Pero nada de eso desmiente o niega los esfuerzos realizados que, literalmente, salvaron la vida o atenuaron las condiciones de represión de cientos de miles, quizá millones, de personas en todo el continente. Una de las principales escalas diplomáticas de ese viaje fue Nicaragua. En 1979, luego de varias acciones guerrilleras del Frente Sandinista de Liberación Nacional, que era el brazo armado de una amplia coalición que se oponía a la dictadura de Anastasio Somoza, el dictador (a cuyo padre el presidente Franklin D. Roosevelt había calificado como “un hijo de puta, pero es nuestro hijo de puta”) se tambaleaba, pero el FSLN no tenía armas ni fuerza política suficientes para terminar de derrocarlo. Unas y otra llegaron de varios países, como Cuba, pero también de México. El apoyo que el gobierno de José López Portillo le dio al FSLN fue determinante, en todos los sentidos, para derrocar la dictadura.

Fue tal ese apoyo que en Managua se hablaba del “décimo comandante”. Es que el FSLN tenía un directorio de nueve comandantes, entre ellos el actual dictador, Daniel Ortega, que compartían el poder (antes de que Ortega y su hermano Humberto, jefe del ejército, se deshicieran, de una u otra forma, de los demás). El décimo comandante era el embajador de México en Managua, Augusto Gómez Villanueva, un político muy conocido que fue muy cercano a Luis Echeverría, López Portillo y otros mandatarios, que, en los hechos, operaba y gobernaba cotidianamente con los otros nueve comandantes. Es verdad que había —era 1979, 1980— enormes carencias en un país empobrecido y que salía de una guerra civil que nunca terminó, pero también lo es que México —y, en menor medida, otras naciones como Francia o Suecia— tuvieron un rol protagónico para que el gobierno surgido de la caída de Somoza pudiera sobrevivir.
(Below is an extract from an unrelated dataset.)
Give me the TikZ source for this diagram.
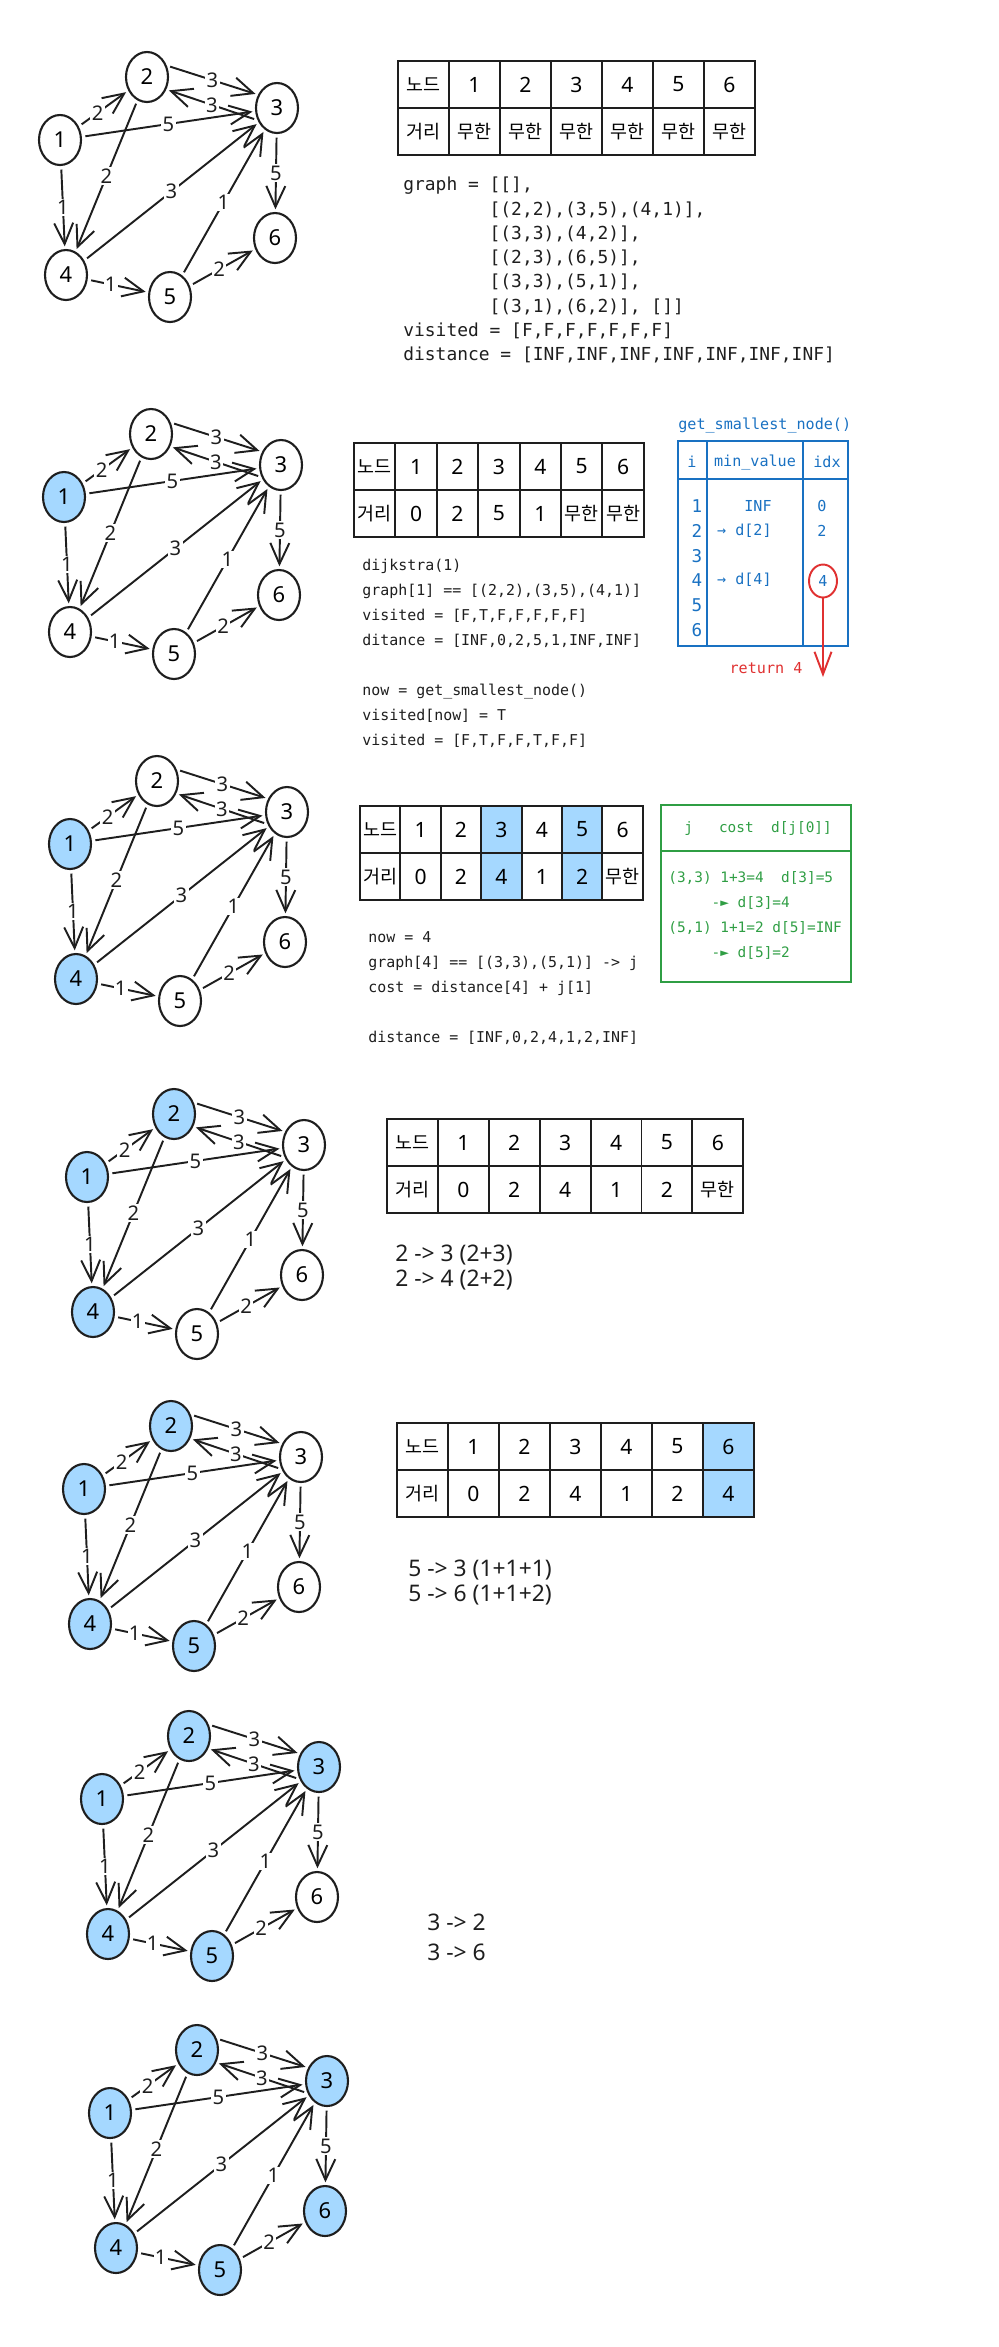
\documentclass[tikz,border=0pt]{standalone}
\usepackage{fontspec}
\setmainfont{Noto Sans}
\setmonofont{DejaVu Sans Mono}
\newfontfamily\krfont{Noto Sans CJK KR}
\newcommand\ko[1]{{\krfont\fontsize{10.5}{12}\selectfont #1}}
\usetikzlibrary{arrows.meta,shapes.geometric}
\definecolor{dkink}{HTML}{1E1E1E}
\definecolor{visfill}{HTML}{A5D8FF}
\definecolor{dkblue}{HTML}{1971C2}
\definecolor{dkgreen}{HTML}{2F9E44}
\definecolor{dkred}{HTML}{E03131}
\tikzset{
  vtx/.style={ellipse, draw=dkink, line width=1.2pt, minimum width=8.4mm, minimum height=10mm, inner sep=0pt, font=\fontsize{12.5}{14}\selectfont},
  warr/.style={-{Straight Barb[length=4.2mm, width=3.8mm]}, line width=1.1pt, color=dkink, shorten >=1.5pt, shorten <=2pt},
  wlab/.style={fill=white, inner sep=0.8pt, font=\fontsize{11.5}{13}\selectfont, text=dkink},
  cell/.style={draw=dkink, line width=1.1pt, minimum height=9.4mm, inner sep=0pt, font=\fontsize{12}{14}\selectfont},
  codetxt/.style={font=\ttfamily\fontsize{8.5}{14.2}\selectfont, align=left, inner sep=0pt, anchor=north west, text=dkink},
  notetxt/.style={font=\fontsize{13}{15}\selectfont, inner sep=0pt, anchor=west, text=dkink},
  bluebox/.style={draw=dkblue, line width=1.1pt},
  bluetxt/.style={font=\ttfamily\fontsize{8.6}{10}\selectfont, text=dkblue, inner sep=0pt},
  greenbox/.style={draw=dkgreen, line width=1.1pt},
  greentxt/.style={font=\ttfamily\fontsize{8.2}{14.2}\selectfont, text=dkgreen, inner sep=0pt},
  retarr/.style={-{Straight Barb[length=4.5mm, width=3.4mm]}, line width=1.1pt, color=dkred},
}
\begin{document}
\begin{tikzpicture}[x=0.02cm, y=-0.02cm]
  \path[use as bounding box] (0,0) rectangle (999,2347);

  % the same graph, step by step
  \foreach \gx/\gy/\fa/\fb/\fc/\fd/\fe/\ff [count=\g] in {
      60/140/white/white/white/white/white/white,
      64/497/visfill/white/white/white/white/white,
      70/844/visfill/white/white/visfill/white/white,
      87/1177/visfill/visfill/white/visfill/white/white,
      84/1489/visfill/visfill/white/visfill/visfill/white,
      102/1799/visfill/visfill/visfill/visfill/visfill/white,
      110/2113/visfill/visfill/visfill/visfill/visfill/visfill}
  {
    \begin{scope}[shift={(\gx,\gy)}]
      \node[vtx, fill=\fa] (g\g-1) at (0,0) {1};
      \node[vtx, fill=\fb] (g\g-2) at (87,-63) {2};
      \node[vtx, fill=\fc] (g\g-3) at (217,-32) {3};
      \node[vtx, fill=\fd] (g\g-4) at (6,135) {4};
      \node[vtx, fill=\fe] (g\g-5) at (110,157) {5};
      \node[vtx, fill=\ff] (g\g-6) at (215,98) {6};
      \draw[warr] (g\g-1) -- node[wlab, pos=0.38] {2} (g\g-2);
      \draw[warr] (g\g-1) -- node[wlab] {5} (g\g-3);
      \draw[warr] (g\g-1) -- node[wlab] {1} (g\g-4);
      \draw[warr] (g\g-2.30) -- node[wlab] {3} (g\g-3.145);
      \draw[warr] (g\g-3.212) -- node[wlab] {3} (g\g-2.327);
      \draw[warr] (g\g-2) -- node[wlab] {2} (g\g-4);
      \draw[warr] (g\g-4) -- node[wlab] {3} (g\g-3);
      \draw[warr] (g\g-4) -- node[wlab, pos=0.38] {1} (g\g-5);
      \draw[warr] (g\g-5) -- node[wlab] {1} (g\g-3);
      \draw[warr] (g\g-5) -- node[wlab, pos=0.45] {2} (g\g-6);
      \draw[warr] (g\g-3) -- node[wlab] {5} (g\g-6);
    \end{scope}
  }

  % step 0
  \foreach \t/\d/\f [count=\i from 0] in {\ko{노드}/\ko{거리}/white,1/\ko{무한}/white,2/\ko{무한}/white,3/\ko{무한}/white,4/\ko{무한}/white,5/\ko{무한}/white,6/\ko{무한}/white} {
    \node[cell, minimum width=1.02cm, fill=\f] (ta-t\i) at ({398+51*(\i+0.5)},84.5) {\t};
    \node[cell, minimum width=1.02cm, fill=\f] (ta-d\i) at ({398+51*(\i+0.5)},131.5) {\d};
  }
  \node[codetxt, font=\ttfamily\fontsize{10.2}{13.8}\selectfont] (code-a) at (403,177) {graph = [[],\\
    \hphantom{graph = }[(2,2),(3,5),(4,1)],\\
    \hphantom{graph = }[(3,3),(4,2)],\\
    \hphantom{graph = }[(2,3),(6,5)],\\
    \hphantom{graph = }[(3,3),(5,1)],\\
    \hphantom{graph = }[(3,1),(6,2)], []]\\
    visited = [F,F,F,F,F,F,F]\\
    distance = [INF,INF,INF,INF,INF,INF,INF]};

  % step 1
  \foreach \t/\d/\f [count=\i from 0] in {\ko{노드}/\ko{거리}/white,1/0/white,2/2/white,3/5/white,4/1/white,5/\ko{무한}/white,6/\ko{무한}/white} {
    \node[cell, minimum width=0.828cm, fill=\f] (tb-t\i) at ({354+41.4*(\i+0.5)},466.5) {\t};
    \node[cell, minimum width=0.828cm, fill=\f] (tb-d\i) at ({354+41.4*(\i+0.5)},513.5) {\d};
  }
  \node[codetxt] (code-b) at (362,559) {dijkstra(1)\\
    graph[1] == [(2,2),(3,5),(4,1)]\\
    visited = [F,T,F,F,F,F,F]\\
    ditance = [INF,0,2,5,1,INF,INF]\\[14.2pt]
    now = get\_smallest\_node()\\
    visited[now] = T\\
    visited = [F,T,F,F,T,F,F]};

  \node[bluetxt, anchor=west] (gsn-title) at (678,425) {get\_smallest\_node()};
  \draw[bluebox] (678,441) rectangle (848,646);
  \draw[bluebox] (678,479) -- (848,479);
  \draw[bluebox] (707,441) -- (707,646);
  \draw[bluebox] (803,441) -- (803,646);
  \node[bluetxt] (gsn-i) at (692,462) {i};
  \node[bluetxt] (gsn-mv) at (755,462) {min\_value};
  \node[bluetxt] (gsn-idx) at (827,462) {idx};
  \foreach \r in {1,...,6}
    \node[bluetxt, font=\ttfamily\fontsize{10}{12}\selectfont] (gsn-r\r) at (697,{506+24.8*(\r-1)}) {\r};
  \node[bluetxt, anchor=east] (gsn-m1) at (772,506) {INF};
  \node[bluetxt, anchor=east] (gsn-m2) at (772,531) {→ d[2]};
  \node[bluetxt, anchor=east] (gsn-m4) at (772,580) {→ d[4]};
  \node[bluetxt] (gsn-x1) at (822,506) {0};
  \node[bluetxt] (gsn-x2) at (822,531) {2};
  \node[bluetxt, ellipse, draw=dkred, line width=1.1pt, minimum width=5.6mm, minimum height=6.6mm] (gsn-ret) at (823,581) {4};
  \coordinate (retend) at (823,677);
  \draw[retarr] (gsn-ret) -- (retend);
  \node[bluetxt, text=dkred] (rettxt) at (766,668) {return 4};

  % step 2
  \foreach \t/\d/\f [count=\i from 0] in {\ko{노드}/\ko{거리}/white,1/0/white,2/2/white,3/4/visfill,4/1/white,5/2/visfill,6/\ko{무한}/white} {
    \node[cell, minimum width=0.808cm, fill=\f] (tc-t\i) at ({360+40.4*(\i+0.5)},829.5) {\t};
    \node[cell, minimum width=0.808cm, fill=\f] (tc-d\i) at ({360+40.4*(\i+0.5)},876.5) {\d};
  }
  \node[codetxt] (code-c) at (368,931) {now = 4\\
    graph[4] == [(3,3),(5,1)] -> j\\
    cost = distance[4] + j[1]\\[14.2pt]
    distance = [INF,0,2,4,1,2,INF]};

  \draw[greenbox] (661,805) rectangle (851,982);
  \draw[greenbox] (661,851) -- (851,851);
  \node[greentxt, anchor=west] (upd-head) at (684,829) {j\ \ \ cost\ \ d[j[0]]};
  \node[greentxt, align=left, anchor=north west] (upd-body) at (668,871) {(3,3) 1+3=4\ \ d[3]=5\\
    \hphantom{(3,3)}-► d[3]=4\\
    (5,1) 1+1=2 d[5]=INF\\
    \hphantom{(3,3)}-► d[5]=2};

  % step 3
  \foreach \t/\d/\f [count=\i from 0] in {\ko{노드}/\ko{거리}/white,1/0/white,2/2/white,3/4/white,4/1/white,5/2/white,6/\ko{무한}/white} {
    \node[cell, minimum width=1.018cm, fill=\f] (td-t\i) at ({387+50.9*(\i+0.5)},1142.5) {\t};
    \node[cell, minimum width=1.018cm, fill=\f] (td-d\i) at ({387+50.9*(\i+0.5)},1189.5) {\d};
  }
  \node[notetxt] (note-d1) at (395,1255) {2 -> 3 (2+3)};
  \node[notetxt] (note-d2) at (395,1280) {2 -> 4 (2+2)};

  % step 4
  \foreach \t/\d/\f [count=\i from 0] in {\ko{노드}/\ko{거리}/white,1/0/white,2/2/white,3/4/white,4/1/white,5/2/white,6/4/visfill} {
    \node[cell, minimum width=1.02cm, fill=\f] (te-t\i) at ({397+51*(\i+0.5)},1446.5) {\t};
    \node[cell, minimum width=1.02cm, fill=\f] (te-d\i) at ({397+51*(\i+0.5)},1493.5) {\d};
  }
  \node[notetxt] (note-e1) at (408,1570) {5 -> 3 (1+1+1)};
  \node[notetxt] (note-e2) at (408,1595) {5 -> 6 (1+1+2)};

  % step 5
  \node[notetxt] (note-f1) at (427,1922) {3 -> 2};
  \node[notetxt] (note-f2) at (427,1952) {3 -> 6};
\end{tikzpicture}
\end{document}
Han pasado muchos años. Desde entonces, hubo, a fines de los años 80, una corta alternancia democrática, pero de ella salió un gobierno de Daniel Ortega depurado de otros mandos y aliados del FSLN, que tomó una dinámica cada día más reaccionaria, más autoritaria, eliminando y reprimiendo, sistemáticamente, todas las oposiciones. Un régimen formado en torno a Ortega y su esposa, vicepresidenta y sucesora, Rosario Murillo, que comanda las alas más duras del régimen.

Murillo salvó a Ortega cuando estuvo a punto de caer después de que una de sus hijas lo acusó de haberla violado desde niña. Cuando su situación parecía irrecuperable, Murillo desconoció a su hija y respaldó a su marido, desde entonces su poder no ha hecho más que crecer, con una alianza extraña con los sectores más conservadores de la Iglesia católica. Personajes fundamentales en la caída de Somoza, como el escritor Sergio Ramírez o el poeta Ernesto Cardenal, tuvieron que emigrar o quedar en el ostracismo. Como ellos, muchos más.

La represión que lanzó el régimen de Ortega contra sus opositores, cuando los estudiantes salieron a la calle hace un par de años, fue feroz, con muertos, desaparecidos, detenidos. Y ahora que se aproximan elecciones generales, donde Ortega y Murillo planean reelegirse por tercera vez consecutiva, el régimen ha decidido acabar con cualquier expresión opositora, desde los medios hasta los precandidatos de la oposición. Los medios opositores han sido todos rigurosamente cancelados y cinco precandidatos de la oposición han sido, todos, detenidos en las últimas semanas.

La OEA y la ONU han emitido declaraciones exigiendo al régimen de Ortega el respeto a los derechos humanos y que realice elecciones libres. Pero México, vulnerando su tradición e incluso su responsabilidad por el papel que jugó en entronizar el actual régimen (aunque, obviamente, no es responsabilidad de nuestro país la deriva que tuvo el sandinismo), ha decidido no apoyar esas mociones y, con la coartada de no intervenir en asuntos de terceros países, le termina dando legitimidad a un régimen dictatorial.

Es verdad que la cancillería ahora llamó a consultas al embajador Gustavo Alonso Cabrera, pero la posición de nuestra diplomacia sigue siendo actuar fuera de las vías planteadas por los organismos internacionales.